NavList:
A Community Devoted to the Preservation and Practice of Celestial Navigation and Other Methods of Traditional Wayfinding
From: Richard Reed
Date: 2010 Mar 18, 03:21 -0700
There have been a few posts about this WWII sextant which used an air-driven gyroscope as an artificial horizon. It seems similar to the Plath SOLD, and I gather it was developed for aircraft, but was found to be quite useful at sea, since gyroscopes don't respond to lateral acceleration the way bubbles do.

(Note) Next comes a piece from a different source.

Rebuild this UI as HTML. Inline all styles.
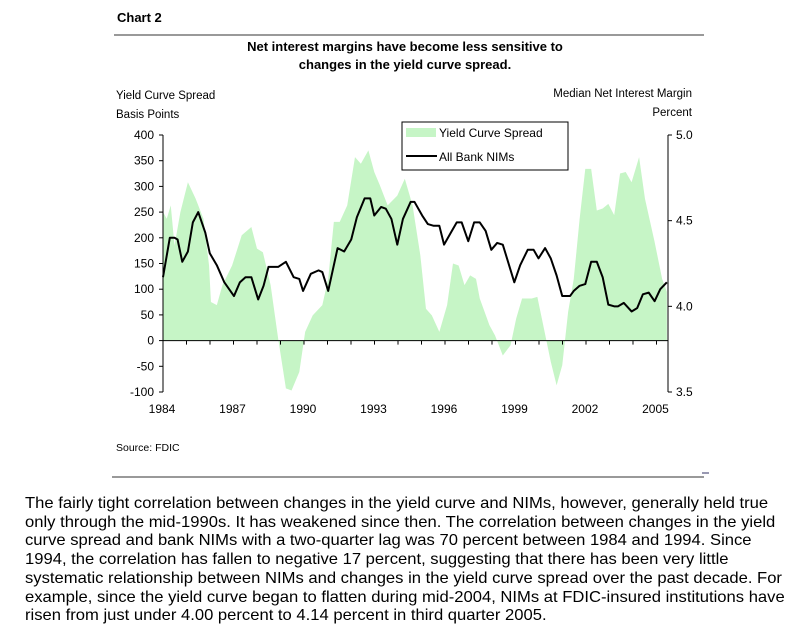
<!DOCTYPE html>
<html><head><meta charset="utf-8"><style>
body{margin:0;background:#fff;width:803px;height:639px;overflow:hidden;font-family:"Liberation Sans",Arial,sans-serif}
#para{position:absolute;left:25px;top:495px;font-size:15.6px;line-height:18.7px;color:#000;transform:scaleX(1.065);transform-origin:0 0}
#para div{white-space:nowrap}
</style></head><body>
<svg id="chart" width="803" height="490" style="position:absolute;left:0;top:0" font-family="Liberation Sans, Arial, sans-serif">
<text x="117" y="22" font-size="13" font-weight="bold">Chart 2</text>
<line x1="114" y1="35" x2="704" y2="35" stroke="#333" stroke-width="1"/>
<text x="405" y="51" font-size="13" font-weight="bold" text-anchor="middle">Net interest margins have become less sensitive to</text>
<text x="405" y="69" font-size="13" font-weight="bold" text-anchor="middle">changes in the yield curve spread.</text>
<text x="116" y="99" font-size="11.5">Yield Curve Spread</text>
<text x="116" y="118" font-size="11.5">Basis Points</text>
<text x="692" y="97" font-size="11.5" text-anchor="end">Median Net Interest Margin</text>
<text x="692" y="116" font-size="11.5" text-anchor="end">Percent</text>
<g id="plot"></g>
<rect x="402" y="122" width="166" height="48" fill="#fff" stroke="#000" stroke-width="1"/>
<rect x="406" y="128" width="30" height="9" fill="#c6f5c6"/>
<text x="439" y="137" font-size="12">Yield Curve Spread</text>
<line x1="406" y1="156" x2="437" y2="156" stroke="#000" stroke-width="2"/>
<text x="439" y="161" font-size="12">All Bank NIMs</text>
<text x="116" y="451" font-size="10.5">Source: FDIC</text>
<line x1="112" y1="477" x2="704" y2="477" stroke="#333" stroke-width="1"/>
<line x1="702" y1="473" x2="709" y2="473" stroke="#336" stroke-width="1"/>
</svg>
<div id="para">
<div>The fairly tight correlation between changes in the yield curve and NIMs, however, generally held true</div>
<div>only through the mid-1990s. It has weakened since then. The correlation between changes in the yield</div>
<div>curve spread and bank NIMs with a two-quarter lag was 70 percent between 1984 and 1994. Since</div>
<div>1994, the correlation has fallen to negative 17 percent, suggesting that there has been very little</div>
<div>systematic relationship between NIMs and changes in the yield curve spread over the past decade. For</div>
<div>example, since the yield curve began to flatten during mid-2004, NIMs at FDIC-insured institutions have</div>
<div>risen from just under 4.00 percent to 4.14 percent in third quarter 2005.</div>
</div>
<script>
const spreadDates=[1984.00,1984.16,1984.33,1984.49,1984.74,1985.06,1985.39,1985.72,1985.96,1986.04,1986.29,1986.53,1986.94,1987.35,1987.76,1988.00,1988.25,1988.58,1988.90,1989.23,1989.47,1989.80,1990.05,1990.37,1990.78,1991.03,1991.27,1991.52,1991.84,1992.17,1992.42,1992.74,1992.99,1993.23,1993.56,1993.97,1994.29,1994.62,1994.95,1995.19,1995.44,1995.76,1996.09,1996.34,1996.58,1996.83,1997.07,1997.32,1997.48,1997.89,1998.13,1998.46,1998.79,1999.03,1999.28,1999.69,1999.93,2000.18,2000.50,2000.75,2000.99,2001.24,2001.48,2001.73,2001.97,2002.22,2002.46,2002.71,2002.95,2003.20,2003.45,2003.69,2003.94,2004.26,2004.51,2004.92,2005.24,2005.44];
const spreadValues=[250,237,263,185,250,308,276,237,146,75,69,108,146,205,221,179,172,108,4,-93,-97,-61,17,49,69,120,231,231,263,357,344,370,328,302,263,282,315,263,166,62,49,17,69,150,146,108,127,120,82,30,10,-29,-9,43,82,82,85,30,-41,-87,-48,56,120,237,334,334,253,257,266,244,325,328,308,357,276,192,120,95];
const nimDates=[1984.00,1984.29,1984.49,1984.62,1984.82,1985.06,1985.27,1985.50,1985.80,1985.99,1986.29,1986.61,1987.02,1987.27,1987.51,1987.76,1988.05,1988.28,1988.49,1988.90,1989.23,1989.56,1989.80,1989.96,1990.29,1990.62,1990.78,1991.03,1991.43,1991.71,1992.01,1992.25,1992.58,1992.82,1992.99,1993.28,1993.48,1993.72,1993.97,1994.21,1994.54,1994.70,1995.03,1995.27,1995.52,1995.76,1995.96,1996.25,1996.50,1996.71,1996.99,1997.24,1997.48,1997.73,1997.97,1998.22,1998.46,1998.95,1999.20,1999.52,1999.77,1999.98,2000.26,2000.50,2000.75,2000.99,2001.32,2001.48,2001.73,2001.97,2002.22,2002.46,2002.71,2002.95,2003.20,2003.36,2003.61,2003.94,2004.18,2004.42,2004.67,2004.92,2005.16,2005.44];
const nimValues=[4.17,4.40,4.40,4.39,4.26,4.32,4.49,4.55,4.43,4.31,4.24,4.14,4.06,4.14,4.17,4.17,4.04,4.12,4.23,4.23,4.26,4.17,4.16,4.09,4.19,4.21,4.20,4.09,4.34,4.32,4.39,4.52,4.63,4.63,4.53,4.58,4.57,4.51,4.36,4.51,4.61,4.61,4.53,4.48,4.47,4.47,4.36,4.43,4.49,4.49,4.38,4.49,4.49,4.44,4.33,4.37,4.36,4.14,4.24,4.33,4.33,4.28,4.34,4.28,4.18,4.06,4.06,4.09,4.12,4.13,4.26,4.26,4.17,4.01,4.00,4.00,4.02,3.97,3.99,4.07,4.08,4.03,4.10,4.14];
const leftTicks=[400,350,300,250,200,150,100,50,0,-50,-100];
const rightTicks=["5.0","4.5","4.0","3.5"];
const yearLabels=[1984,1987,1990,1993,1996,1999,2002,2005];

const X0=163,X1=668,T0=1984,T1=2005.49,YT=135,YB=392;
const xS=t=>X0+(t-T0)/(T1-T0)*(X1-X0);
const yL=v=>YT+(400-v)/500*(YB-YT);
const yR=v=>YT+(5.0-v)/1.5*(YB-YT);
const NS="http://www.w3.org/2000/svg";
const g=document.getElementById('plot');
function mk(tag,attrs){const e=document.createElementNS(NS,tag);for(const k in attrs)e.setAttribute(k,attrs[k]);g.appendChild(e);return e;}

let d=`M${xS(spreadDates[0])},${yL(0)}`;
spreadDates.forEach((t,i)=>{d+=` L${xS(t)},${yL(spreadValues[i])}`;});
d+=` L${xS(spreadDates[spreadDates.length-1])},${yL(0)} Z`;
const area=mk('path',{d:d,fill:'#c6f5c6'});



const la=mk('line',{x1:X0,y1:YT,x2:X0,y2:YB,stroke:'#000'});


const ra=mk('line',{x1:X1,y1:YT,x2:X1,y2:YB,stroke:'#000'});


const xa=mk('line',{x1:X0,y1:yL(0),x2:X1,y2:yL(0),stroke:'#000'});



leftTicks.forEach(v=>{
  const y=yL(v);
  mk('line',{x1:X0-4,y1:y,x2:X0,y2:y,stroke:'#000'});
  const t=mk('text',{x:X0-9,y:y+4,'font-size':12,'text-anchor':'end'});
  t.textContent=v;
  
  
});
rightTicks.forEach(v=>{
  const y=yR(parseFloat(v));
  mk('line',{x1:X1,y1:y,x2:X1+4,y2:y,stroke:'#000'});
  const t=mk('text',{x:X1+8,y:y+4,'font-size':12});
  t.textContent=v;
  
  
});
for(let yr=1984;yr<=2005;yr++){
  mk('line',{x1:xS(yr),y1:yL(0),x2:xS(yr),y2:yL(0)+4,stroke:'#000'});
}
yearLabels.forEach(yr=>{
  const t=mk('text',{x:xS(yr)-1,y:YB+21,'font-size':12,'text-anchor':'middle'});
  t.textContent=yr;
  
  
});

const pts=nimDates.map((t,i)=>`${xS(t)},${yR(nimValues[i])}`).join(' ');
const line=mk('polyline',{points:pts,fill:'none',stroke:'#000','stroke-width':2,'stroke-linejoin':'round'});


</script>
</body></html>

The most explanatory link I found is here (try the Google translation below it -- paste without newlines):
http://www.rznav.at/luftfahrt_site/index_luftfahrt_013.html
http://translate.google.co.uk/translate?hl=en&sl=de&u=http://www.rznav.at/luftfahrt_site/index_luftfahrt_013.html&ei=2GShS4DyFqX20wTSyPybDA&sa=X&oi=translate&ct=result&resnum=3&ved=0CBMQ7gEwAg&prev=/search?q=kreisel-sextant&hl=en&client=firefox-a&hs=hB3&rls=org.mozilla:en-GB:official
Anyway, the engineering design seem to be the equal of the Mark IXA, and I'm intrigued as to the performance of a gyroscope instead of a bubble.
There seems to be an article from 1947 from Mary R. Hunt on the ION CD, but I was willing to pay $50, but not $25 + duty ($15) + £8 to have it sent to England. Does anyone know how this sextant compared in performance to the Mark IXA?